Par exemple, la tribune ne détaille pas les impacts économiques et financiers concrets d’un passage à l’autonomie : comment comblerait-on les éventuelles pertes liées à une diminution des transferts financiers de l’État français ? Comment s’assurer que les ressources fiscales envisagées, telles que l’octroi de mer, soient suffisantes pour répondre aux besoins croissants de la population ? Ce silence constitue un angle mort majeur dans une proposition qui se veut structurante pour l’avenir.

De plus, la tribune insiste sur l’importance de « bâtir une Guadeloupe durable et prospère » tout en évoquant des thématiques cruciales comme l’eau, les déchets, ou la transition écologique sur lesquels les élus ayant pourtant toutes compétences pour agir ont cependant lamentablement échoués à régler les problèmes. Or, ces problématiques ne relèvent pas uniquement d’un manque de pouvoir normatif ou d’outils institutionnels : elles traduisent aussi des carences structurelles dans la gestion des infrastructures, la planification stratégique et la gouvernance actuelle.

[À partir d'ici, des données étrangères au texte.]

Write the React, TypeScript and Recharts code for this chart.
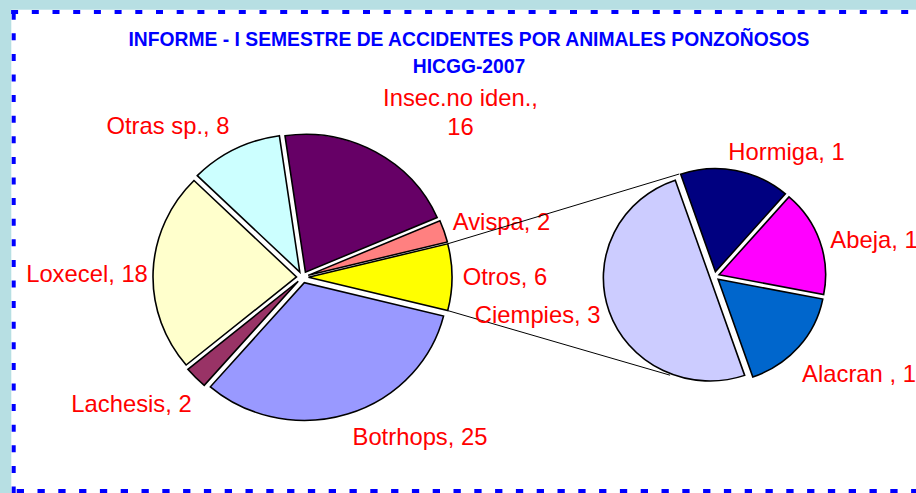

Ces carences ne seront pas nécessairement corrigées par un changement statutaire, d’autant plus si ce dernier ne s’accompagne pas d’une réforme en profondeur des mécanismes décisionnels et d’une responsabilisation des acteurs locaux.

L’une des critiques majeures réside également dans l’absence de perspectives financières claires. L’autonomie implique une capacité accrue à légiférer, mais aussi une responsabilité élargie dans le financement des politiques publiques. La Guadeloupe, avec une économie structurellement dépendante, un taux de chômage élevé et une base fiscale étroite, est-elle prête à assumer ces responsabilités sans risque de creuser les inégalités sociales et territoriales ?

Ces questions, pourtant centrales, sont évacuées au profit de considérations idéologiques institutionnelles abstraites.

En outre, l’appel à une participation populaire et à une « démocratie active » semble davantage relever d’un exercice de style que d’un engagement véritable. En l’état, la tribune ne propose pas de mécanismes concrets pour garantir cette implication citoyenne au-delà des principes généraux.

Des initiatives comme une Convention Citoyenne ou des référendums locaux, bien que mentionnées, demeurent vagues dans leur mise en œuvre et leur portée réelle.

Enfin, le texte semble sous-estimer les défis politiques et géopolitiques d’un statut autonome. Si Ary Chalus évoque une « diplomatie d’influence », notamment à travers des partenariats internationaux, il n’aborde pas les implications stratégiques d’une autonomie accrue dans un contexte de dépendance économique envers la France et l’Union européenne.

La Guadeloupe est-elle prête à redéfinir ses relations avec ses partenaires tout en s’ouvrant à des acteurs extérieurs sans perdre de son identité ni de ses acquis sociaux ?

En somme la position d’Ary Chalus, bien qu’ambitieuse n’est pas porteuse d’une vision d’avenir, et pèche par son absence de réalisme économique et sa superficialité face aux problématiques structurelles profondes de la Guadeloupe.

Une évolution statutaire ne peut être réduite à un exercice de communication politique ou à une aspiration idéologique : elle nécessite une analyse rigoureuse, des propositions concrètes et une stratégie détaillée pour assurer une transition sereine et bénéfique pour l’ensemble des Guadeloupéens.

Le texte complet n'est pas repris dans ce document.